→ EXERCISE AIM: Count how many lines hold the string "this". Give that number alone.

--- start TASK INPUTS ---

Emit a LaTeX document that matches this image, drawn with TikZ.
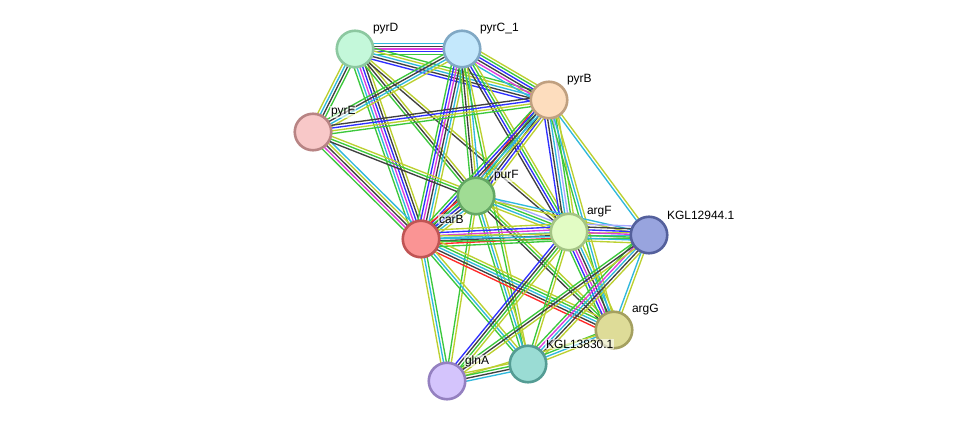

--- end TASK INPUTS ---
--- start TASK INPUTS ---

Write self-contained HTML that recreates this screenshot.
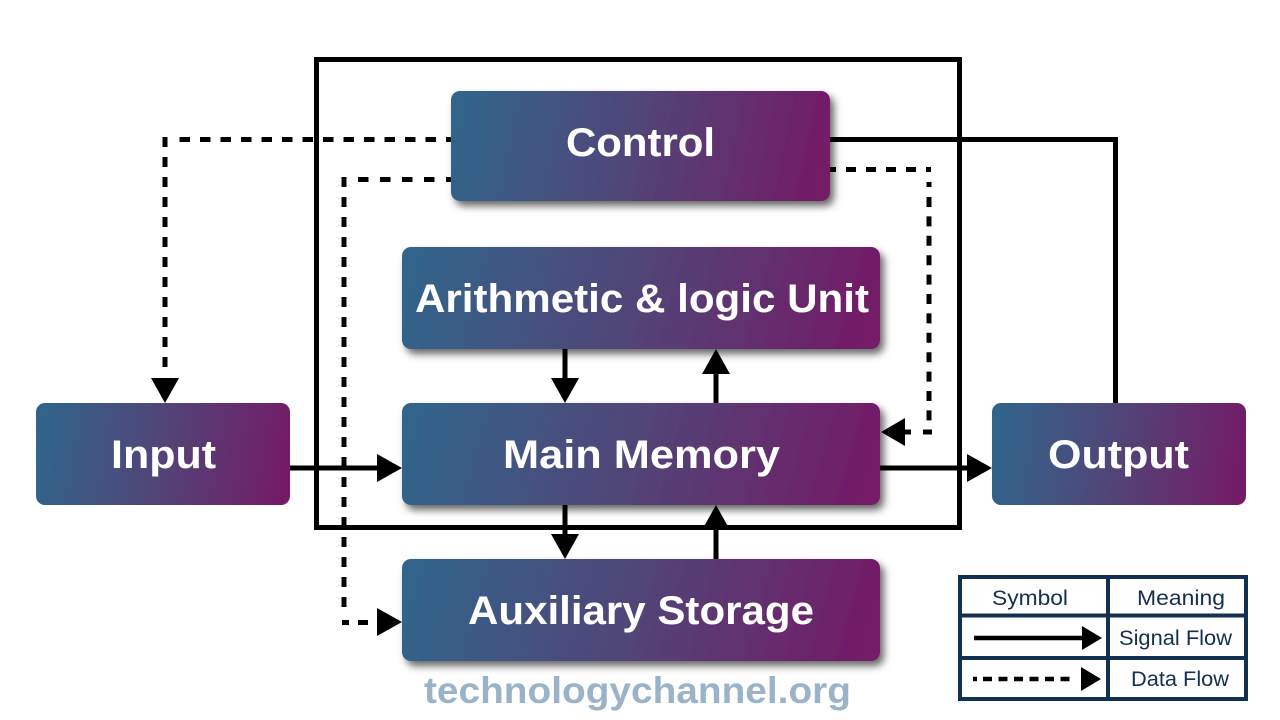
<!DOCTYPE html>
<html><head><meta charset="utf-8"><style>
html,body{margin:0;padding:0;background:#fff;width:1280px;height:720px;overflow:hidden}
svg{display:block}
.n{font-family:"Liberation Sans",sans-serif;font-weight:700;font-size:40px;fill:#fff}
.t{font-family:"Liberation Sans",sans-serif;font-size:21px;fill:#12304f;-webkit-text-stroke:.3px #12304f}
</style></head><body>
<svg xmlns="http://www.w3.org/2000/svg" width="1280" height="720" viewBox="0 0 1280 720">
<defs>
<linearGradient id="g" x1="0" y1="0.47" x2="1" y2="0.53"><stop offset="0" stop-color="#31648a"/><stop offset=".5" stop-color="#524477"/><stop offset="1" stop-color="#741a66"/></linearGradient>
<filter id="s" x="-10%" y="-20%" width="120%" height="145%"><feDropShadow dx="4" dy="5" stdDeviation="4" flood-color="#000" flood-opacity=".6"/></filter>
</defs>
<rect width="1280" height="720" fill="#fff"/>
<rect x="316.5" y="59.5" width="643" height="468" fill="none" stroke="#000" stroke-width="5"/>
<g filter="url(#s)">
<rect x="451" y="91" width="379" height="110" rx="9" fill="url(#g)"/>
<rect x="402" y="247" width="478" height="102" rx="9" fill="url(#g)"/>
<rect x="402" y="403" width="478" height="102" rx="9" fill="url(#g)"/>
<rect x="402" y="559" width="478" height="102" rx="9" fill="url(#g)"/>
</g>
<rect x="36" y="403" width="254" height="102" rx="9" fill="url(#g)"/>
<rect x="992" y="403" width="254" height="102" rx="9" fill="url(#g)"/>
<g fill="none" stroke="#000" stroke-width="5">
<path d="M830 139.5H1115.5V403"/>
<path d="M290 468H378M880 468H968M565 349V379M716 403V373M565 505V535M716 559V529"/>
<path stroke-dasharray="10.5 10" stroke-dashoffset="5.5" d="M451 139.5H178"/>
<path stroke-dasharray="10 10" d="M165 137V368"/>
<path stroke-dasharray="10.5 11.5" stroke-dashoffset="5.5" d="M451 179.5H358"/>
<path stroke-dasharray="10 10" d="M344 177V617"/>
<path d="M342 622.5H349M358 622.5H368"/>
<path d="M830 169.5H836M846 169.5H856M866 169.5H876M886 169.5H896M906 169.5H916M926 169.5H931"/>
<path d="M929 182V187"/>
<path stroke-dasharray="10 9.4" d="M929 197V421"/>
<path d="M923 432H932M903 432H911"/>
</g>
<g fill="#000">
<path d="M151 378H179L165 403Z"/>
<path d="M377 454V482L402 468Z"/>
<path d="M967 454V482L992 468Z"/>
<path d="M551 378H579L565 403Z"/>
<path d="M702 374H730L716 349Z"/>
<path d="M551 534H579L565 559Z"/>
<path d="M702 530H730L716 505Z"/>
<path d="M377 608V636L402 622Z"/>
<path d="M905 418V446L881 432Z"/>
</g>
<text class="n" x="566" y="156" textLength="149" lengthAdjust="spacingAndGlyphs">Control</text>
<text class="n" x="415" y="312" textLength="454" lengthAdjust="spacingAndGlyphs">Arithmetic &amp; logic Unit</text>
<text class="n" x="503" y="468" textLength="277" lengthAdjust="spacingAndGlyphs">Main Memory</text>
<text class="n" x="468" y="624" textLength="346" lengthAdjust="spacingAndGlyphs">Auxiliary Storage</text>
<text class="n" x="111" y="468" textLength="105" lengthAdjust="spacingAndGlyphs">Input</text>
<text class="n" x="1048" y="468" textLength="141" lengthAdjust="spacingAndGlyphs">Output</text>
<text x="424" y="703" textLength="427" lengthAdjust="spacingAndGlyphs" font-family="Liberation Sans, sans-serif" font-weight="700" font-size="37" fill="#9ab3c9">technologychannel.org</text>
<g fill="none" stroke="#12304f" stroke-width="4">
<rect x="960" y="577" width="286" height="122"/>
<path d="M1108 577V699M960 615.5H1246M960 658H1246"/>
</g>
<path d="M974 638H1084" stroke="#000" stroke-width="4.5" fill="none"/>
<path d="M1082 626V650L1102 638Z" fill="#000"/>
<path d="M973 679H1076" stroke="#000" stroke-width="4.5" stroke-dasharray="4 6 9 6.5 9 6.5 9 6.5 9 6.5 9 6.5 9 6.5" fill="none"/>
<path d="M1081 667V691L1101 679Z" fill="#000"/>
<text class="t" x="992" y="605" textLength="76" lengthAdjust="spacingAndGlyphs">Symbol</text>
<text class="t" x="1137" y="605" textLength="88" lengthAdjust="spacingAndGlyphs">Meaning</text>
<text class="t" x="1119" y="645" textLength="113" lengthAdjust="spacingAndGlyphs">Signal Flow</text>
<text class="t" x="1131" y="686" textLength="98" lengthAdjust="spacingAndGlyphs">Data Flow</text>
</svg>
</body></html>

--- end TASK INPUTS ---

→ WRITTEN SOLUTION: 2